Plus que 365 jours… (257/365)

Novembre est une fleur flammes – XVIII

A l’ouest du Rhin on se penche aussi sur des cahiers mais on est plus nombreux et les tables sont plus petites que celle de la cabine-séjour du Popeye.

Le coin bistrot – ou café, comme on voudra – n’a pas encore été officiellement inauguré mais déjà on lui a trouvé des usages. Plusieurs fois par semaine, un peu avant quatre heures, on voit arriver Aux Yeux Fertiles des écoliers, par petits groupes. On les accueille, ils choisissent des tartines, des fruits et des boissons qu’on a disposés pour eux sur le bar et s’installent autour des petites tables, par affinité. Le goûter pris, les sacs s’ouvrent et le travail commence, le coin bistrot devient salle d’étude. On y garantit une atmosphère sereine pour travailler, de l’aide, de l’entraide, des conseils. Quelques bénévoles assurent le fonctionnement du lieu, discrètement, efficacement, selon un tournus hebdomadaire; des retraités, des étudiants, quelques profs.
Lorsque les plus jeunes sont au travail, les plus grands arrivent progressivement – collégiens, gymnasiens, apprentis – et s’installent aux places qu’on leur a laissées; les bénévoles veillent à ce qu’il reste des places à chaque table – des tables de deux à six places – afin de favoriser le mélange, l’échange et la collaboration. Certains grands commencent par regarder ce que font les petits, les encouragent, leur montrent un truc ou une astuce; on entend parfois des phrases dans d’autres langues que le français, -oui, les filles peuvent faire tous les métiers, je le dirai à tes parents, -bosse ton voc. et inscris-toi en bilingue, c’est génial de quitter ses parents quelques mois; on sent bien que quelques phrases relèvent aussi de l’auto-encouragement, pas facile de se mettre à étudier après une journée de travail,  quand la nuit arrive et avec elle le froid, pourtant les grands ont aussi droit au goûter.
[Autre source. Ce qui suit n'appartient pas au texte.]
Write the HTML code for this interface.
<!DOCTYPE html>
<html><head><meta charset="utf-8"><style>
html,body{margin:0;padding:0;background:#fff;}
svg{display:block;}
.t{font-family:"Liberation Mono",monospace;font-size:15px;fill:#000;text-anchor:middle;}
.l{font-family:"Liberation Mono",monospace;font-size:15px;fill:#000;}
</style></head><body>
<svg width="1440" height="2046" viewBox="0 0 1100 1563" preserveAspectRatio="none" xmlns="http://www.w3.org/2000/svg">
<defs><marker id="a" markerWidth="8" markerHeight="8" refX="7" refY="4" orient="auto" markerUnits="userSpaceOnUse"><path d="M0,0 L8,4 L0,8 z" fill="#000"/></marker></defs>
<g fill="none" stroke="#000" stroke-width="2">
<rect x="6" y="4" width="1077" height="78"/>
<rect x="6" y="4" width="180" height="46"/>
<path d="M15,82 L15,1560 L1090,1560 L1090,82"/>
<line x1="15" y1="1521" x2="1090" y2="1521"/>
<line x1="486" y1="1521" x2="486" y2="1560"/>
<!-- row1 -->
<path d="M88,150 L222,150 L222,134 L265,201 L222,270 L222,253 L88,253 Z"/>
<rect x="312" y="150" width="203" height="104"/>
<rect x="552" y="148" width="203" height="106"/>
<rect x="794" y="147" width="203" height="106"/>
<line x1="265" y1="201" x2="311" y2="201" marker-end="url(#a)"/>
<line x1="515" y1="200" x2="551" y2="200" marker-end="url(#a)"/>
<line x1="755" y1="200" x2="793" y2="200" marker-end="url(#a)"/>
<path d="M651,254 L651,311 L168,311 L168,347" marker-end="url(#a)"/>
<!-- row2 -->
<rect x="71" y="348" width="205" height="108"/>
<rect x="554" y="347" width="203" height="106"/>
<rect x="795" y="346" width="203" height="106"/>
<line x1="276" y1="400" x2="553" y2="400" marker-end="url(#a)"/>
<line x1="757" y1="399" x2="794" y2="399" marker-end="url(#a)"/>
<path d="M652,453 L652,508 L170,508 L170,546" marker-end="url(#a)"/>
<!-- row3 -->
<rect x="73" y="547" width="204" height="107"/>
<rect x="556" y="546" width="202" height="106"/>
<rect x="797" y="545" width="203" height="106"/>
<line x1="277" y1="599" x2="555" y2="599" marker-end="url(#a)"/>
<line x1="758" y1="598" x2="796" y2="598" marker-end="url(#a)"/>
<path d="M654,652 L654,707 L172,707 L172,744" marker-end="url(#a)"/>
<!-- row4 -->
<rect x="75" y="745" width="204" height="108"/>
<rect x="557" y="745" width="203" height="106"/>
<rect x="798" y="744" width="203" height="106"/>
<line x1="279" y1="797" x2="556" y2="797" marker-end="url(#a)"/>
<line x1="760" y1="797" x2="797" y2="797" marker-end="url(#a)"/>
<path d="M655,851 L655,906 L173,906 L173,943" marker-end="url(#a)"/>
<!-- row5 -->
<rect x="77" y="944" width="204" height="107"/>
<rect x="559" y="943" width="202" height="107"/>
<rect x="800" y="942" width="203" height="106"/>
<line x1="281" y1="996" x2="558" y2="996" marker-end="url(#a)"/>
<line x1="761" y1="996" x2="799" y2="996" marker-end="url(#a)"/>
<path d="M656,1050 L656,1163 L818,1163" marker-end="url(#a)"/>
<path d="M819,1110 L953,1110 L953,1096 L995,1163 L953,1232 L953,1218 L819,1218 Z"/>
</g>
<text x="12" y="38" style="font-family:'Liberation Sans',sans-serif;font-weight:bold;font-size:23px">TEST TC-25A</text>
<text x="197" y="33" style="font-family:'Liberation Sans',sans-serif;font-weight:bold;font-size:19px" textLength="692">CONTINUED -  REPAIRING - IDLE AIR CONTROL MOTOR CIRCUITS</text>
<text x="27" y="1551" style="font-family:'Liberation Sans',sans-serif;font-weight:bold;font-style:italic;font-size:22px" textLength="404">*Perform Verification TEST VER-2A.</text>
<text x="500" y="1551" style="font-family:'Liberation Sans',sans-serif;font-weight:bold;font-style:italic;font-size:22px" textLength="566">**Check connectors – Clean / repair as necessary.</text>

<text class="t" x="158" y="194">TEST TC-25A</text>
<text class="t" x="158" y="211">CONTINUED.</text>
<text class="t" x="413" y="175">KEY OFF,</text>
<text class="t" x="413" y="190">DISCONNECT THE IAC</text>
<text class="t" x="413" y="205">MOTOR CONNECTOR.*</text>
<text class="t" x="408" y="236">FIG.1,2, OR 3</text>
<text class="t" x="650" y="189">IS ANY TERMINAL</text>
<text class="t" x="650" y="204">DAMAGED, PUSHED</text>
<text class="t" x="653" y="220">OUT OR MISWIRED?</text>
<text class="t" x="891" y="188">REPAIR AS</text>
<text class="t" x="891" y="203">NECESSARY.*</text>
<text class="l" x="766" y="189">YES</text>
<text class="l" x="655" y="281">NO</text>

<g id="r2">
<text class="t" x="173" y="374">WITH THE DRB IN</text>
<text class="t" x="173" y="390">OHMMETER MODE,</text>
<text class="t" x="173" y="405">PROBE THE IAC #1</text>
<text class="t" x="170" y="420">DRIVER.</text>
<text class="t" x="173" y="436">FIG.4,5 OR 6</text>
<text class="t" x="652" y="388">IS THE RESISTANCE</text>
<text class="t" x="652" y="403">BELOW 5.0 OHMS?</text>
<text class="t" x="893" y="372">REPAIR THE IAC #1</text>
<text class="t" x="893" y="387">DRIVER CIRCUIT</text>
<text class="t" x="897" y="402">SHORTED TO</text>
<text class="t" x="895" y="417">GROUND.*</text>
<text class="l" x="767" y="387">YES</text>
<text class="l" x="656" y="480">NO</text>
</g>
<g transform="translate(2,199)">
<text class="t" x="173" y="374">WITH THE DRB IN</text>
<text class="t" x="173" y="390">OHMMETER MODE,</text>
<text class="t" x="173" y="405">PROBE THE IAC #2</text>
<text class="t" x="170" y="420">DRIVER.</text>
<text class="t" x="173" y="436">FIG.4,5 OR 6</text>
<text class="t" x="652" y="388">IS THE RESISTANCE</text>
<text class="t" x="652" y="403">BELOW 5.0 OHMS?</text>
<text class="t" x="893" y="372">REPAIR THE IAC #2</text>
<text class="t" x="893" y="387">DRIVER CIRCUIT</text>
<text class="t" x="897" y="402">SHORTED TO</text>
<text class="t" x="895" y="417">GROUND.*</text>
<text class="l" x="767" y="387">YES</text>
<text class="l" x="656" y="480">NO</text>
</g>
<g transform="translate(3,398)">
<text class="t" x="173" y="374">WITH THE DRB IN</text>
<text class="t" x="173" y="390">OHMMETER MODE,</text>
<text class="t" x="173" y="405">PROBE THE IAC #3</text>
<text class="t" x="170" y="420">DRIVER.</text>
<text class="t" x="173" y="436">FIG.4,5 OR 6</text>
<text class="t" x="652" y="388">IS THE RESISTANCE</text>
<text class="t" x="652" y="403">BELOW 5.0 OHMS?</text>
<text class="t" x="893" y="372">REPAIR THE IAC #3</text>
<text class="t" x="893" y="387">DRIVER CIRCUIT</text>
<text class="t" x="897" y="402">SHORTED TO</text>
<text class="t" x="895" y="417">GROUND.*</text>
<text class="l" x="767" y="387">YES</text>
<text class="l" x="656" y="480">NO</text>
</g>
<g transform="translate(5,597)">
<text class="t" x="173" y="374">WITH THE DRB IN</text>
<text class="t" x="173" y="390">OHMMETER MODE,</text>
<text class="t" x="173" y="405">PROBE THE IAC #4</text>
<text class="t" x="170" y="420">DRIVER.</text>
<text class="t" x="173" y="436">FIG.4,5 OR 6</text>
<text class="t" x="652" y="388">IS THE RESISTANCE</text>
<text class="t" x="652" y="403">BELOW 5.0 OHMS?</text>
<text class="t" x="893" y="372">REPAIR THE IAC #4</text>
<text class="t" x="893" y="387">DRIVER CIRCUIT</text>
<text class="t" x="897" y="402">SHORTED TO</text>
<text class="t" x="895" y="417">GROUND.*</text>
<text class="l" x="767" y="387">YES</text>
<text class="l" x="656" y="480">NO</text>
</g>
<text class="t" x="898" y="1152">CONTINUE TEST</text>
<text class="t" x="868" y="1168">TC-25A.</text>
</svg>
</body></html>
Certains petits attendent avec impatience l’arrivée des grands – Clément aime bien que Pascale corrige ses exercices de math, elle est patiente, explique bien et ses yeux sont si beaux. Puis les petits partent un à un, parfois par deux, on vient les chercher ou ils s’en vont tout seul par les rues éclairées. Les tables ont des trous, le climat est de plus en plus studieux. Entre six et sept heures l’ambiance change peu à peu; des grands s’en vont, d’autres rangent leurs affaires et vont chercher une bière au bar, on recommence à entendre des conversations plus animées, plus fortes, des gens entrent, des gens sortent, des groupes se font, d’autres se défont, c’est l’heure de l’apéro.
Les Yeux Fertiles ferment à huit heures, sauf les soirées à thème: lectures publiques, jeux de société, débats, causeries, conférences, et caetera, et caetera. Ces soirées-là se terminent souvent à point d’heure.